A Canadian-controlled private corporations (“CCPC”) is entitled to claim a small business deduction on active business income (ABI) earned in Canada. A CCPC generally includes a private corporation resident in Canada that is not controlled by one or more non-residents and/or public corporations. The small business deduction is a reduced rate of tax that is available on active business income earned by a CCPC, but only on the first $500,000 of active business income. Such incentive is reduced on a declining basis when a CCPC’s taxable capital reaches $10 million, and is eliminated when taxable capital reaches $15 million.

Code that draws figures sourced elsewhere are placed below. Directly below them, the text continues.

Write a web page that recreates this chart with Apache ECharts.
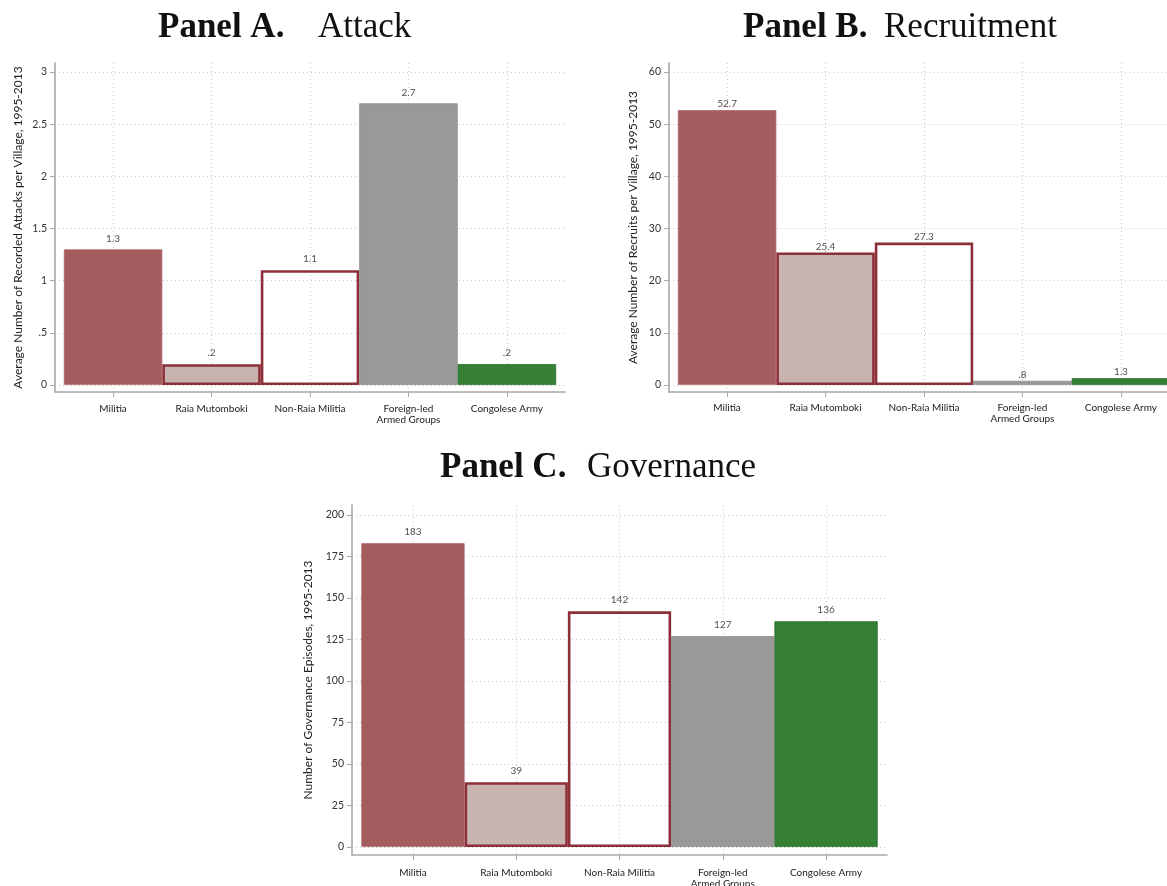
<!DOCTYPE html>
<html>
<head>
<meta charset="utf-8">
<script src="https://cdn.jsdelivr.net/npm/echarts@6/dist/echarts.min.js"></script>
<style>
  html, body { margin: 0; padding: 0; background: #ffffff; }
  #chart { width: 1167px; height: 886px; }
</style>
</head>
<body>
<div id="chart"></div>
<script>
// Armed actors compared in every panel
const categories = ['Militia', 'Raia Mutomboki', 'Non-Raia Militia', 'Foreign-led\nArmed Groups', 'Congolese Army'];

// Panel values, one per actor
const attackValues = [1.3, 0.2, 1.1, 2.7, 0.2];
const recruitValues = [52.7, 25.4, 27.3, 0.8, 1.3];
const governanceValues = [183, 39, 142, 127, 136];

// Y-axis tick labels
const attackTicks = [0, 0.5, 1, 1.5, 2, 2.5, 3];
const recruitTicks = [0, 10, 20, 30, 40, 50, 60];
const governanceTicks = [0, 25, 50, 75, 100, 125, 150, 175, 200];

// Stata-like number format: drop the leading zero (0.2 -> .2)
function stataFmt(v) {
  const s = String(Math.round(v * 10) / 10);
  return s.replace(/^0\./, '.').replace(/^-0\./, '-.');
}

const MAROON = '#8c2f39';
const barStyles = [
  { color: '#a45c5f', borderColor: '#b06a6d', borderWidth: 0.8 },
  { color: '#c9b3af', borderColor: MAROON, borderWidth: 2.6 },
  { color: 'rgba(255,255,255,0)', borderColor: MAROON, borderWidth: 2.6 },
  { color: '#999999', borderColor: '#8e8e8e', borderWidth: 0.8 },
  { color: '#358034', borderColor: '#2b6e2b', borderWidth: 0.8 }
];

const panels = [
  {
    head: 'Panel A.', sub: 'Attack', headPos: [158, 10], subPos: [318, 10],
    values: attackValues, ticks: attackTicks,
    yName: 'Average Number of Recorded Attacks per Village, 1995-2013',
    grid: { left: 55, top: 63, width: 510, height: 329 },
    padBelow: 7, padAbove: 9, nameGap: 31, labelDist: 6, xMargin: 11
  },
  {
    head: 'Panel B.', sub: 'Recruitment', headPos: [743, 10], subPos: [884, 10],
    values: recruitValues, ticks: recruitTicks,
    yName: 'Average Number of Recruits per Village, 1995-2013',
    grid: { left: 669, top: 63, width: 510, height: 329 },
    padBelow: 7, padAbove: 9, nameGap: 30, labelDist: 1, xMargin: 10
  },
  {
    head: 'Panel C.', sub: 'Governance', headPos: [440, 450], subPos: [587, 450],
    values: governanceValues, ticks: governanceTicks,
    yName: 'Number of Governance Episodes, 1995-2013',
    grid: { left: 352, top: 505, width: 535, height: 350 },
    padBelow: 8, padAbove: 10, nameGap: 38, labelDist: 6, xMargin: 12
  }
];

const catPositions = categories.map((c, i) => i + 1);
const xPad = 0.59;

const axisGray = '#a8a8a8';
const gridLine = { show: true, lineStyle: { type: [1, 3], color: '#c8c8c8', width: 1 } };
const sansFont = 'Lato';
const serifFont = 'Liberation Serif';

const title = [];
const grid = [];
const xAxis = [];
const yAxis = [];
const series = [];

panels.forEach((p, i) => {
  title.push({
    left: p.headPos[0], top: p.headPos[1], text: p.head, padding: 0,
    textStyle: { fontFamily: serifFont, fontWeight: 'bold', fontSize: 35, color: '#111111' }
  });
  title.push({
    left: p.subPos[0], top: p.subPos[1], text: p.sub, padding: 0,
    textStyle: { fontFamily: serifFont, fontWeight: 'normal', fontSize: 35, color: '#111111' }
  });

  grid.push(Object.assign({ containLabel: false, outerBoundsMode: 'none' }, p.grid));

  const topTick = p.ticks[p.ticks.length - 1];
  const unitPerPx = topTick / (p.grid.height - p.padBelow - p.padAbove);

  xAxis.push({
    gridIndex: i,
    type: 'value',
    min: catPositions[0] - xPad,
    max: catPositions[catPositions.length - 1] + xPad,
    axisLine: { show: true, onZero: false, lineStyle: { color: axisGray, width: 1.6 } },
    axisTick: { show: true, customValues: catPositions, length: 5, lineStyle: { color: axisGray, width: 1 } },
    axisLabel: {
      show: true, customValues: catPositions,
      formatter: v => categories[Math.round(v) - 1],
      fontFamily: sansFont, fontSize: 10, lineHeight: 11.5, color: '#222222', margin: p.xMargin
    },
    splitLine: gridLine
  });

  yAxis.push({
    gridIndex: i,
    type: 'value',
    min: -p.padBelow * unitPerPx,
    max: topTick + p.padAbove * unitPerPx,
    axisLine: { show: true, onZero: false, lineStyle: { color: axisGray, width: 1.6 } },
    axisTick: { show: true, customValues: p.ticks, length: 5, lineStyle: { color: axisGray, width: 1 } },
    axisLabel: {
      show: true, customValues: p.ticks, formatter: stataFmt,
      fontFamily: sansFont, fontSize: 10.5, color: '#333333', margin: 8
    },
    splitLine: gridLine,
    name: p.yName,
    nameLocation: 'middle',
    nameGap: p.nameGap,
    nameTextStyle: { fontFamily: sansFont, fontSize: 12, color: '#222222' }
  });

  series.push({
    type: 'bar',
    xAxisIndex: i,
    yAxisIndex: i,
    barWidth: '100%',
    silent: true,
    data: p.values.map((v, k) => ({ value: [catPositions[k], v], itemStyle: barStyles[k] })),
    label: {
      show: true, position: 'top', distance: p.labelDist,
      formatter: d => stataFmt(d.value[1]),
      fontFamily: sansFont, fontSize: 10, color: '#55504a'
    }
  });
});

const chart = echarts.init(document.getElementById('chart'), null, { renderer: 'canvas' });
chart.setOption({
  backgroundColor: '#ffffff',
  animation: false,
  title, grid, xAxis, yAxis, series
});
</script>
</body>
</html>
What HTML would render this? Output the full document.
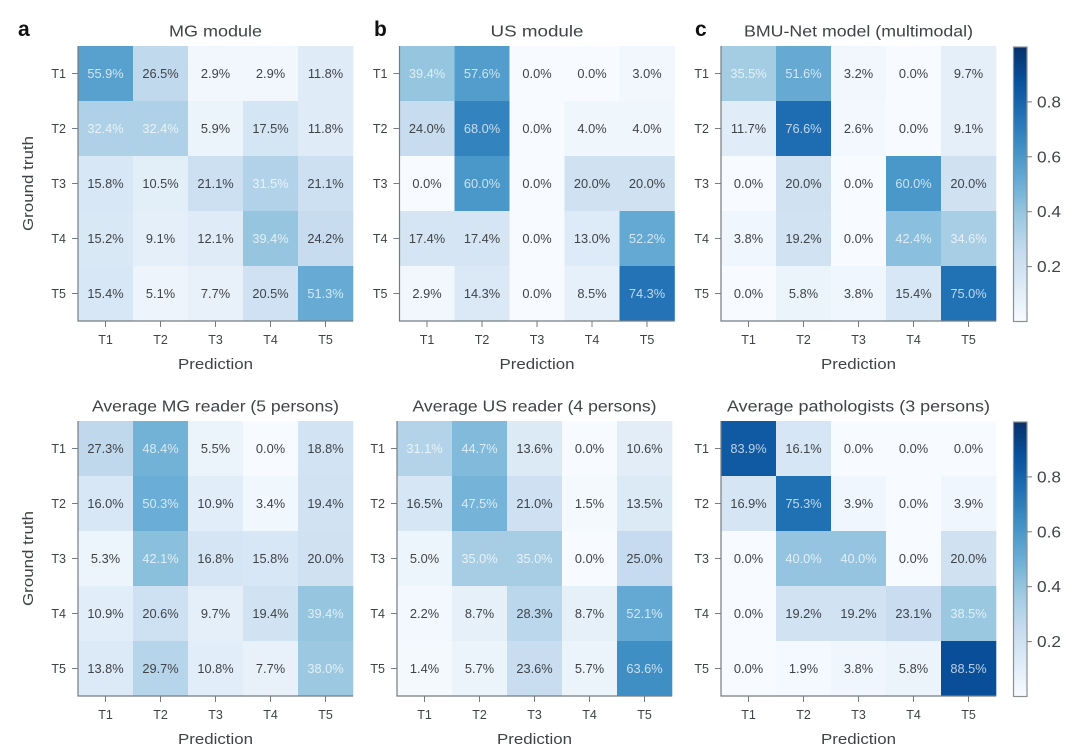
<!DOCTYPE html>
<html lang="en">
<head>
<meta charset="utf-8">
<title>BMU-Net confusion matrices</title>
<style>
html,body{margin:0;padding:0;background:#fff;width:1080px;height:746px;overflow:hidden}
svg{display:block;filter:blur(0.35px)}
text{font-family:"Liberation Sans",sans-serif;fill:#3f4347}
</style>
</head>
<body>
<svg id="figure" width="1080" height="746" viewBox="0 0 1080 746" xmlns="http://www.w3.org/2000/svg"></svg>
<script>
const categories = ['T1', 'T2', 'T3', 'T4', 'T5'];
const colorbarTicks = [0.2, 0.4, 0.6, 0.8];
const panelTitles = ['MG module', 'US module', 'BMU-Net model (multimodal)', 'Average MG reader (5 persons)', 'Average US reader (4 persons)', 'Average pathologists (3 persons)'];
const panelLetters = ['a', 'b', 'c'];

const mgModule = [
  [55.9, 26.5, 2.9, 2.9, 11.8],
  [32.4, 32.4, 5.9, 17.5, 11.8],
  [15.8, 10.5, 21.1, 31.5, 21.1],
  [15.2, 9.1, 12.1, 39.4, 24.2],
  [15.4, 5.1, 7.7, 20.5, 51.3]
];
const usModule = [
  [39.4, 57.6, 0.0, 0.0, 3.0],
  [24.0, 68.0, 0.0, 4.0, 4.0],
  [0.0, 60.0, 0.0, 20.0, 20.0],
  [17.4, 17.4, 0.0, 13.0, 52.2],
  [2.9, 14.3, 0.0, 8.5, 74.3]
];
const bmuNetModel = [
  [35.5, 51.6, 3.2, 0.0, 9.7],
  [11.7, 76.6, 2.6, 0.0, 9.1],
  [0.0, 20.0, 0.0, 60.0, 20.0],
  [3.8, 19.2, 0.0, 42.4, 34.6],
  [0.0, 5.8, 3.8, 15.4, 75.0]
];
const mgReader = [
  [27.3, 48.4, 5.5, 0.0, 18.8],
  [16.0, 50.3, 10.9, 3.4, 19.4],
  [5.3, 42.1, 16.8, 15.8, 20.0],
  [10.9, 20.6, 9.7, 19.4, 39.4],
  [13.8, 29.7, 10.8, 7.7, 38.0]
];
const usReader = [
  [31.1, 44.7, 13.6, 0.0, 10.6],
  [16.5, 47.5, 21.0, 1.5, 13.5],
  [5.0, 35.0, 35.0, 0.0, 25.0],
  [2.2, 8.7, 28.3, 8.7, 52.1],
  [1.4, 5.7, 23.6, 5.7, 63.6]
];
const pathologists = [
  [83.9, 16.1, 0.0, 0.0, 0.0],
  [16.9, 75.3, 3.9, 0.0, 3.9],
  [0.0, 40.0, 40.0, 0.0, 20.0],
  [0.0, 19.2, 19.2, 23.1, 38.5],
  [0.0, 1.9, 3.8, 5.8, 88.5]
];
const panelValues = [mgModule, usModule, bmuNetModel, mgReader, usReader, pathologists];

const blues = ['#f7fbff', '#deebf7', '#c6dbef', '#9ecae1', '#6baed6', '#4292c6', '#2171b5', '#08519c', '#08306b'];
const svg = document.getElementById('figure');
const NS = 'http://www.w3.org/2000/svg';

function make(tag, attrs, parent) {
  const el = document.createElementNS(NS, tag);
  for (const k in attrs) el.setAttribute(k, attrs[k]);
  parent.appendChild(el);
  return el;
}
function hexToRgb(h) {
  return [1, 3, 5].map(i => parseInt(h.substr(i, 2), 16));
}
function colorFor(v) {
  const t = Math.max(0, Math.min(1, v)) * (blues.length - 1);
  const i = Math.min(Math.floor(t), blues.length - 2);
  const a = hexToRgb(blues[i]);
  const b = hexToRgb(blues[i + 1]);
  const f = t - i;
  return 'rgb(' + a.map((c, n) => Math.round(c + (b[n] - c) * f)).join(',') + ')';
}
function slug(s) {
  return s.toLowerCase().replace(/[^a-z0-9]+/g, '-').replace(/(^-|-$)/g, '');
}

const SIDE = 275;
const frames = [
  { x: 78, y: 46 }, { x: 399.5, y: 46 }, { x: 721, y: 46 },
  { x: 78, y: 421 }, { x: 397, y: 421 }, { x: 721, y: 421 }
];
const titleWidths = [93, 93, 229, 247, 244, 263];

panelValues.forEach((matrix, p) => {
  const f = frames[p];
  const band = SIDE / categories.length;
  const xScale = i => f.x + i * band;
  const yScale = i => f.y + i * band;
  const name = slug(panelTitles[p]);
  const g = make('g', {}, svg);
  
  

  matrix.forEach((row, r) => {
    row.forEach((value, c) => {
      const cell = make('rect', { x: xScale(c), y: yScale(r), width: band + 0.3, height: band + 0.3, fill: colorFor(value / 100) }, g);
      
      
      const label = make('text', { x: xScale(c) + band / 2, y: yScale(r) + band / 2 + 4.5, 'text-anchor': 'middle', 'font-size': 12.8 }, g);
      label.textContent = value.toFixed(1) + '%';
      if (value >= 30) {
        label.style.fill = 'rgba(255,255,255,0.72)';
      }
      
      
    });
  });

  const spines = make('path', { d: 'M' + f.x + ' ' + f.y + 'V' + (f.y + SIDE) + 'H' + (f.x + SIDE), fill: 'none', stroke: '#777c80', 'stroke-width': 1.2 }, g);
  
  

  categories.forEach((cat, i) => {
    const tx = xScale(i) + band / 2;
    const ty = yScale(i) + band / 2;
    const xt = make('line', { x1: tx, x2: tx, y1: f.y + SIDE, y2: f.y + SIDE + 6, stroke: '#777c80', 'stroke-width': 1 }, g);
    
    
    const yt = make('line', { x1: f.x - 6, x2: f.x, y1: ty, y2: ty, stroke: '#777c80', 'stroke-width': 1 }, g);
    
    
    const xl = make('text', { x: tx, y: f.y + SIDE + 23, 'text-anchor': 'middle', 'font-size': 12.5 }, g);
    xl.textContent = cat;
    
    
    const yl = make('text', { x: f.x - 12, y: ty + 4.5, 'text-anchor': 'end', 'font-size': 12.5 }, g);
    yl.textContent = cat;
    
    
  });

  const title = make('text', { x: f.x + SIDE / 2, y: f.y - 9.5, 'text-anchor': 'middle', 'font-size': 15.5, textLength: titleWidths[p], lengthAdjust: 'spacingAndGlyphs' }, g);
  title.textContent = panelTitles[p];
  
  

  const xTitle = make('text', { x: f.x + SIDE / 2, y: f.y + SIDE + 48, 'text-anchor': 'middle', 'font-size': 15, textLength: 75, lengthAdjust: 'spacingAndGlyphs' }, g);
  xTitle.textContent = 'Prediction';
  
  

  if (p % 3 === 0) {
    const cy = f.y + SIDE / 2;
    const yTitle = make('text', { x: 33, y: cy, 'text-anchor': 'middle', 'font-size': 15, textLength: 95, lengthAdjust: 'spacingAndGlyphs', transform: 'rotate(-90 33 ' + cy + ')' }, g);
    yTitle.textContent = 'Ground truth';
    
    
  }

  if (p < 3) {
    const letter = make('text', { x: [18, 374, 695][p], y: 36, 'font-size': 21, 'font-weight': 'bold' }, g);
    letter.textContent = panelLetters[p];
    letter.style.fill = '#111';
    
    
  }
});

const defs = make('defs', {}, svg);
const grad = make('linearGradient', { id: 'blues-gradient', x1: 0, y1: 1, x2: 0, y2: 0 }, defs);
blues.forEach((c, i) => {
  make('stop', { offset: i / (blues.length - 1), 'stop-color': c }, grad);
});

[47, 422].forEach((top, n) => {
  const g = make('g', {}, svg);
  
  
  const H = 274.5;
  const left = 1013.5;
  const W = 13.5;
  const bar = make('rect', { x: left, y: top, width: W, height: H, fill: 'url(#blues-gradient)', stroke: '#8b8f93', 'stroke-width': 1.2 }, g);
  
  
  colorbarTicks.forEach(t => {
    const y = top + H - t * H;
    const tick = make('line', { x1: left + W, x2: left + W + 5, y1: y, y2: y, stroke: '#777c80', 'stroke-width': 1 }, g);
    
    
    const lab = make('text', { x: left + W + 10, y: y + 5.5, 'font-size': 15.5, textLength: 24, lengthAdjust: 'spacingAndGlyphs' }, g);
    lab.textContent = t.toFixed(1);
    
    
  });
});
</script>
</body>
</html>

Generous tax incentives also exist to encourage investment in research and development activities. For example, a scientific research and experimental development investment tax credit is available on qualified capital and non-capital expenditures. This credit can reduce tax payable or even result in a tax refund. CCPCs may be eligible for the credit at a rate of 35% on the first $3 million dollars of annual eligible expenditures and 15% thereafter. Other Canadian companies are eligible for a 15% credit. To be eligible, the research and development activities must be carried on in Canada. To claim the credit, the taxpayer will require extensive supporting documentation meticulously showing the various steps, results and conclusions achieved in order to prove that a scientific advancement has taken place.




Canada imposes withholding tax at the rate of 25% (reduced by most bilateral tax treaties) on various types of “passive” income received by non-residents from Canadian sources. Withholding tax applies to, among others, management or administration fees, interests, dividends, rents and royalties paid by a resident of Canada to a non-resident. There are certain circumstances where a non-resident may be deemed by the Tax Act to be resident in Canada and thus subject to withholding tax on payments made by it to another non-resident.

The Canadian tax system is a self reporting and self assessing system which imposes the obligation on individuals, corporations and trusts to file an income tax return on all taxable amounts for the preceding fiscal year. Individuals are required to file their tax returns each year by April 30, or by June 15 if the individual received business income. Corporations are required to file their income tax returns within six (6) months of their fiscal year-end.

Income tax in Ontario is administered federally; therefore a separate provincial income tax return is not required.

The Tax Act confers upon the Minister of National Revenue a number of powers such as that to require persons to provide information to facilitate the administration or enforcement of the legislation. Typically, the Minister can use special execution measures and enjoys super-priorities vis-à-vis other creditors of a taxpayer who is in default of the Tax Act. The Minister of National Revenue has a duty to examine a taxpayer’s income tax return in order to determine whether or not there is applicable tax, interest or penalties due. A notice of assessment is then sent confirming the amount of tax owing or the amount of the tax refund due to the taxpayer. In the absence of fraud or misrepresentation attributable to neglect, carelessness or wilful default, the Minister of National Revenue may not reassess (issue a revised assessment) after three years (or four years in certain cases) has passed since the original notice of assessment was mailed.